How to emerge green and ahead after recession
Making the business argument for going green can be tough even in the best of times. Trying to make it during the Great Recession? Forget about it.
Or so goes the conventional line of thinking.
Consultant Andrew Winston, author of the popular book “Green to Gold,” wants you to believe otherwise. He makes his case in his new book, “Green Recovery: Get Lean, Get Smart, and Emerge from the Downturn on Top.” Winston writes:
This book presents an optimistic view of what green can do for your company in hard times.
Optimistic, yes. And realistic. Winston knows the recession has knocked businesses and their customers back on their heels. There are few companies today with the financial wherewithal or stomach for large-scale sustainability initiatives.

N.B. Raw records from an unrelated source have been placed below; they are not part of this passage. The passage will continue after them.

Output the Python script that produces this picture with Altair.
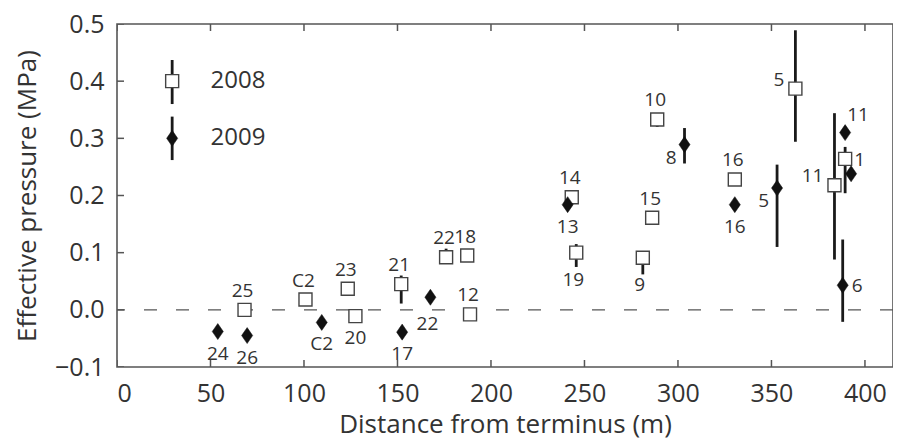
import altair as alt
import pandas as pd

# ---------------- data ----------------
# 2008 campaign (open squares)
labels_2008 = ["25", "C2", "23", "20", "21", "22", "18", "12", "14", "19", "15", "9", "10", "16", "5", "11", "1"]
dist_2008 = [68.2, 100.8, 123.4, 127.5, 152.0, 176.0, 187.3, 188.8, 243.2, 245.6, 286.2, 281.2, 288.9, 330.4, 362.8, 383.7, 389.4]
pe_2008 = [0.000, 0.018, 0.037, -0.011, 0.045, 0.092, 0.095, -0.008, 0.197, 0.100, 0.161, 0.091, 0.333, 0.228, 0.387, 0.218, 0.264]
lo_2008 = [0.000, 0.018, 0.037, -0.011, 0.011, 0.092, 0.095, -0.008, 0.197, 0.075, 0.161, 0.062, 0.320, 0.228, 0.294, 0.088, 0.204]
hi_2008 = [0.000, 0.018, 0.037, -0.011, 0.060, 0.107, 0.095, -0.008, 0.197, 0.115, 0.161, 0.100, 0.340, 0.228, 0.489, 0.344, 0.285]
side_2008 = ["above", "above", "above", "below", "above", "above", "above", "above", "above", "below2",
             "above", "below2", "above", "above", "left", "left", "right"]

# 2009 campaign (filled diamonds)
labels_2009 = ["24", "26", "C2", "17", "22", "13", "8", "16", "5", "11", "", "6"]
dist_2009 = [53.9, 69.6, 109.5, 152.5, 167.6, 241.0, 303.5, 330.4, 353.0, 389.4, 392.6, 388.1]
pe_2009 = [-0.038, -0.045, -0.022, -0.039, 0.022, 0.184, 0.289, 0.184, 0.213, 0.310, 0.238, 0.043]
lo_2009 = [-0.038, -0.045, -0.022, -0.039, 0.022, 0.184, 0.256, 0.184, 0.110, 0.310, 0.238, -0.021]
hi_2009 = [-0.038, -0.045, -0.022, -0.039, 0.022, 0.184, 0.318, 0.184, 0.254, 0.310, 0.238, 0.123]
side_2009 = ["below", "below", "below", "below", "below2", "below", "belowleft", "below",
             "belowleft", "aboveright", "right", "right"]

# legend entries (drawn inside the axes, as in the original)
legend_years = ["2008", "2009"]
legend_dist = [29.5, 29.5]
legend_pe = [0.400, 0.300]
legend_lo = [0.360, 0.262]
legend_hi = [0.437, 0.338]
legend_text_dist = [50.0, 50.0]

x_ticks = [0, 50, 100, 150, 200, 250, 300, 350, 400]
y_ticks = [-0.1, 0.0, 0.1, 0.2, 0.3, 0.4, 0.5]
zero_level = [0.0]

# ---------------- tables ----------------
d08 = pd.DataFrame({"label": labels_2008, "dist": dist_2008, "pe": pe_2008,
                    "lo": lo_2008, "hi": hi_2008, "side": side_2008})
d09 = pd.DataFrame({"label": labels_2009, "dist": dist_2009, "pe": pe_2009,
                    "lo": lo_2009, "hi": hi_2009, "side": side_2009})
dleg = pd.DataFrame({"year": legend_years, "dist": legend_dist, "pe": legend_pe,
                     "lo": legend_lo, "hi": legend_hi, "tdist": legend_text_dist})
dzero = pd.DataFrame({"pe": zero_level})
# tick positions along the plot edges (edges = ends of the axis ranges)
dytick = pd.DataFrame({"v": y_ticks, "edge": [x_ticks[0]] * len(y_ticks)})
dxtick = pd.DataFrame({"v": x_ticks, "ylow": [y_ticks[0]] * len(x_ticks), "yhigh": [y_ticks[-1]] * len(x_ticks)})

FONT = "Open Sans"
TXT = "#333333"
FRAME = "#555555"
W, H = 776, 343

xs = alt.Scale(domain=[0, 415], nice=False, zero=False)
ys = alt.Scale(domain=[-0.1, 0.5], nice=False, zero=False)

x_axis = alt.Axis(orient="bottom", values=x_ticks, ticks=False, domain=False, grid=False,
                  labelFont=FONT, labelFontSize=25, labelColor=TXT, labelPadding=26, labelBaseline="middle",
                  title="Distance from terminus (m)", titleFont=FONT, titleFontSize=26,
                  titleFontWeight="normal", titleColor=TXT, titleY=57, titleBaseline="middle")
y_axis = alt.Axis(orient="left", values=y_ticks, format=".1f", ticks=False, domain=False, grid=False,
                  labelFont=FONT, labelFontSize=25, labelColor=TXT, labelPadding=13,
                  title="Effective pressure (MPa)", titleFont=FONT, titleFontSize=26,
                  titleFontWeight="normal", titleColor=TXT,
                  titleX=-90, titleY=H / 2, titleAlign="center", titleBaseline="middle", titleAngle=270)

DIAMOND = "M0,-1.2L0.83,0L0,1.2L-0.83,0Z"


def X(field):
    return alt.X(field, type="quantitative", scale=xs, axis=None)


def Y(field):
    return alt.Y(field, type="quantitative", scale=ys, axis=None)


# inward ticks on left, bottom and top edges, as rules running from the edge into the plot
ytick = alt.Chart(dytick).mark_tick(orient="horizontal", size=14, thickness=1.5, color=FRAME,
                                    clip=True, opacity=1).encode(x=X("edge"), y=Y("v"))
xtick_b = alt.Chart(dxtick).mark_tick(orient="vertical", size=14, thickness=1.5, color=FRAME,
                                      clip=True, opacity=1).encode(x=X("v"), y=Y("ylow"))
xtick_t = alt.Chart(dxtick).mark_tick(orient="vertical", size=14, thickness=1.5, color=FRAME,
                                      clip=True, opacity=1).encode(x=X("v"), y=Y("yhigh"))

# zero line
zero = alt.Chart(dzero).mark_rule(color="#555555", strokeWidth=1.4, strokeDash=[13, 19]).encode(y=Y("pe"))

# error bars (first layer carries the axes)
err08 = alt.Chart(d08).mark_rule(color="#1a1a1a", strokeWidth=2.8).encode(
    x=alt.X("dist:Q", scale=xs, axis=x_axis),
    y=alt.Y("lo:Q", scale=ys, axis=y_axis),
    y2="hi:Q",
)
err09 = alt.Chart(d09).mark_rule(color="#1a1a1a", strokeWidth=2.8).encode(x=X("dist"), y=Y("lo"), y2="hi:Q")

# markers
sq08 = alt.Chart(d08).mark_point(shape="square", size=169, filled=True, fill="white",
                                 stroke="#444444", strokeWidth=1.4, opacity=1).encode(x=X("dist"), y=Y("pe"))
dia09 = alt.Chart(d09).mark_point(shape=DIAMOND, size=178, filled=True, fill="#111111",
                                  stroke="#111111", strokeWidth=0.5, opacity=1).encode(x=X("dist"), y=Y("pe"))

# point labels, placed by side
OFFS = {
    "above": (-2, -19, "center"),
    "below": (0, 22, "center"),
    "below2": (-3, 27, "center"),
    "left": (-11, -9, "right"),
    "right": (9, 1, "left"),
    "belowleft": (-8, 13, "right"),
    "aboveright": (2, -18, "left"),
}


def label_layers(df):
    out = []
    for side, (dx, dy, al) in OFFS.items():
        if side not in set(df["side"]):
            continue
        out.append(
            alt.Chart(df).transform_filter(alt.datum.side == side)
            .mark_text(font=FONT, fontSize=19, color=TXT, dx=dx, dy=dy, align=al, baseline="middle")
            .encode(x=X("dist"), y=Y("pe"), text="label:N")
        )
    return out


# legend
leg_err = alt.Chart(dleg).mark_rule(color="#1a1a1a", strokeWidth=2.8).encode(x=X("dist"), y=Y("lo"), y2="hi:Q")
leg_sq = alt.Chart(dleg).transform_filter(alt.datum.year == "2008").mark_point(
    shape="square", size=169, filled=True, fill="white", stroke="#444444", strokeWidth=1.4, opacity=1
).encode(x=X("dist"), y=Y("pe"))
leg_dia = alt.Chart(dleg).transform_filter(alt.datum.year == "2009").mark_point(
    shape=DIAMOND, size=178, filled=True, fill="#111111", stroke="#111111", strokeWidth=0.5, opacity=1
).encode(x=X("dist"), y=Y("pe"))
leg_txt = alt.Chart(dleg).mark_text(font=FONT, fontSize=24, color=TXT, align="left", baseline="middle").encode(
    x=X("tdist"), y=Y("pe"), text="year:N")

layers = [err08, err09, ytick, xtick_b, xtick_t, zero, sq08, dia09] + \
         label_layers(d08) + label_layers(d09) + [leg_err, leg_sq, leg_dia, leg_txt]

# the plot frame is the view outline
chart = alt.layer(*layers).resolve_axis(x="independent", y="independent").properties(
    width=W, height=H,
    background="white",
    autosize=alt.AutoSizeParams(type="none"),
    padding={"left": 109, "top": 16, "right": 0, "bottom": 74},
).configure_view(stroke=FRAME, strokeWidth=1.6)

chart.save("out.html", embed_options={"renderer": "svg", "actions": False})
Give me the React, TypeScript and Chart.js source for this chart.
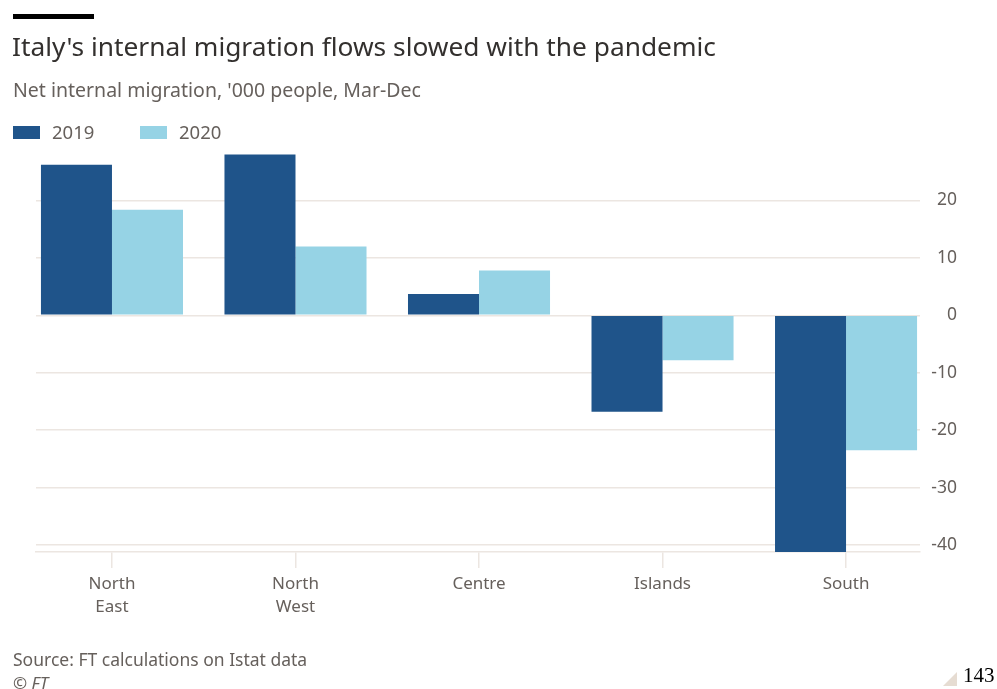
import React, { useEffect, useRef } from "react";
import { Chart, registerables } from "chart.js";

Chart.register(...registerables);

// Regions of Italy and net internal migration, '000 people, Mar-Dec
const regions: string[][] = [["North", "East"], ["North", "West"], ["Centre"], ["Islands"], ["South"]];
const values2019: number[] = [26.2, 28.0, 3.7, -16.8, -41.2];
const values2020: number[] = [18.4, 12.0, 7.8, -7.8, -23.5];
const seriesNames: string[] = ["2019", "2020"];
const yTickValues: number[] = [20, 10, 0, -10, -20, -30, -40];

const colors = ["#1f548a", "#96d3e5"];
const inkMuted = "#66605c";
const gridColor = "#ece6e1";
const fontFamily = "'Noto Sans', 'Open Sans', sans-serif";

export default function App() {
  const canvasRef = useRef<HTMLCanvasElement | null>(null);

  useEffect(() => {
    if (!canvasRef.current) return;
    const toPoints = (vals: number[]) => vals.map((y, x) => ({ x, y }));
    const chart = new Chart(canvasRef.current, {
      type: "bar",
      data: {
        datasets: [
          {
            label: seriesNames[0],
            data: toPoints(values2019),
            backgroundColor: colors[0],
            categoryPercentage: 0.774,
            barPercentage: 1,
          },
          {
            label: seriesNames[1],
            data: toPoints(values2020),
            backgroundColor: colors[1],
            categoryPercentage: 0.774,
            barPercentage: 1,
          },
        ],
      },
      options: {
        animation: false,
        responsive: false,
        maintainAspectRatio: false,
        layout: { padding: { top: 143, left: 36, right: 40, bottom: 67 } },
        plugins: {
          legend: { display: false },
          tooltip: { enabled: false },
        },
        scales: {
          x: {
            type: "linear",
            offset: false,
            min: -0.414,
            max: 4.403,
            afterBuildTicks: (scale: any) => {
              scale.ticks = regions.map((_, i) => ({ value: i }));
            },
            afterFit: (scale: any) => {
              scale.height = 70;
            },
            grid: {
              offset: false,
              drawOnChartArea: false,
              drawTicks: true,
              tickLength: 16,
              color: gridColor,
              lineWidth: 1.5,
            },
            border: { display: true, color: gridColor, width: 1.5 },
            ticks: {
              autoSkip: false,
              maxRotation: 0,
              padding: 5,
              color: inkMuted,
              font: { family: fontFamily, size: 17, lineHeight: 1.35 },
              callback: (v: any) => regions[Math.round(Number(v))] as any,
            },
          },
          y: {
            position: "right",
            min: -41.2,
            max: 30,
            afterBuildTicks: (scale: any) => {
              scale.ticks = yTickValues.map((value) => ({ value }));
            },
            afterFit: (scale: any) => {
              scale.width = 37;
            },
            grid: {
              drawTicks: false,
              color: gridColor,
              lineWidth: 1.5,
            },
            border: { display: false },
            ticks: {
              crossAlign: "far",
              padding: 8,
              color: inkMuted,
              font: { family: fontFamily, size: 17.5 },
            },
          },
        },
      },
    });
    return () => chart.destroy();
  }, []);

  const text = (style: React.CSSProperties): React.CSSProperties => ({
    position: "absolute",
    margin: 0,
    whiteSpace: "nowrap",
    fontFamily,
    ...style,
  });

  return (
    <div
      style={{
        position: "absolute",
        left: 0,
        top: 0,
        width: 997,
        height: 689,
        background: "#ffffff",
        overflow: "hidden",
      }}
    >
      <canvas
        ref={canvasRef}
        width={997}
        height={689}
        style={{ position: "absolute", left: 0, top: 0, width: 997, height: 689 }}
      />
      <div style={{ position: "absolute", left: 13, top: 14, width: 81, height: 5, background: "#000000" }} />
      <div style={text({ left: 12, top: 28, fontSize: 26.3, lineHeight: "36px", color: "#33302e" })}>
        Italy's internal migration flows slowed with the pandemic
      </div>
      <div style={text({ left: 13, top: 77, fontSize: 19.5, lineHeight: "26px", color: inkMuted })}>
        Net internal migration, '000 people, Mar-Dec
      </div>
      {seriesNames.map((name, i) => (
        <div key={name} style={text({ left: 13 + i * 127, top: 119, height: 26, display: "flex", alignItems: "center" })}>
          <span style={{ display: "inline-block", width: 27, height: 13, background: colors[i], marginRight: 12 }} />
          <span style={{ fontSize: 18.5, lineHeight: "26px", color: inkMuted }}>{name}</span>
        </div>
      ))}
      <div style={text({ left: 13, top: 647, fontSize: 17.5, lineHeight: "24px", color: inkMuted })}>
        Source: FT calculations on Istat data
      </div>
      <div style={text({ left: 13, top: 671, fontSize: 17, lineHeight: "24px", color: inkMuted, fontStyle: "italic" })}>
        © FT
      </div>
      <div
        style={{
          position: "absolute",
          left: 943,
          top: 672,
          width: 0,
          height: 0,
          borderLeft: "14px solid transparent",
          borderBottom: "14px solid #e6dcd2",
        }}
      />
      <div
        style={{
          position: "absolute",
          left: 963,
          top: 662,
          fontFamily: "'Liberation Serif', 'DejaVu Serif', serif",
          fontSize: 21,
          lineHeight: "26px",
          color: "#000000",
        }}
      >
        143
      </div>
    </div>
  );
}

So what’s a company to do? Winston has plenty of suggestions. His small book reads like a how-to guide for businesses, with easy-to-digest lists of pragmatic reasons and low-cost methods for becoming more sustainable.
Focusing scarce resources
He offers four broad recommendations and organizes his book around them:
- Get lean: You can generate savings fast by reducing energy costs and consumption in your buildings and facilities, data centers, distribution operations, employee travel and by reducing and recycling waste.
- Get smart: Collect data on your environmental footprint, internally and across your value chain, and make it available to the people who can best use it to create change.
- Get creative: Creativity is free. And green innovation is what will set you apart as your competitors stand still. Ask “big, heretical questions.”
- Get (your people) engaged: Winston says, “In these times of low morale, and perhaps because of the stress of harder economic conditions, many people want more meaning at work. A green focus will both engage and inspire your people to keep going through tough times.”
Reducing your environmental footprint now can create advantage over your lesser-prepared competitors. Before long, however, you and your competitors will have no choice. Powerful forces remain at work even as the current economy struggles and squeezes profits. Chief among them are climate change and constraints on natural resources and nonrenewable energy.
In his conclusion, Winston writes:
As hard as it may be to imagine, green pressures will force even larger, more sustained changes in business than current economic pressures. We’re talking about a fundamental shift in how the world works.
Application to smaller businesses
Most of Winston’s examples are from larger companies. I asked Winston in an email whether his recommendations work equally well for smaller businesses.
In short, yes, all of these strategies and tactics apply very well for smaller companies. In fact, smaller enterprises may feel more strain on cash flows and need to get lean even faster. The one caveat is whether any capital is available for investment in environmental improvements.
Winston recommends setting aside a portion of planned capital expenditures for environmental priorities, such as energy reduction. He also says smaller businesses may have the advantage when asking the heretical question. “Arguably smaller companies will be less tied to the status quo and more able to foment disruptive change,” he told me.
And what about Social Recovery?
I also asked Winston why he only briefly mentions the social dimension of sustainability.
Part of the answer is based in my expertise and focus. Another is that the ideas for getting lean as a way to fund a Green Recovery need to be focused on quick paybacks, and those types of initiatives tend to be more environmental: saving money on facilities, on IT, etc. It’s harder to pursue the social agenda as a cost-saving path…That said, many companies are building strong brands by hitting themes of transparency, responsibility and corporate citizenship.
Winston comes off as a pragmatist with deep concerns about the environment and the readiness of business to deal with what’s ahead. And for good reason. A new study of 1,500 corporate executives finds only 30 percent of companies have developed a clear business case for sustainability. Another recent study of major U.S. businesses concludes:
The current state of corporate environmental policy and management is surprising, perhaps even shocking.
Seizing the opportunity
Looking past the woeful business response to our environmental challenges lies a classic business opportunity. Iconic environmental businessman Paul Hawken, speaking in Portland, Ore. this month, asserted: “There’s no such thing as bad news about the environment, only information.” And in that information lies the makings of commercial success for those paying attention.
Winston sounds a similar theme.
Some companies that had a weak commitment to sustainability may be pulling back now. What a great opportunity to lead.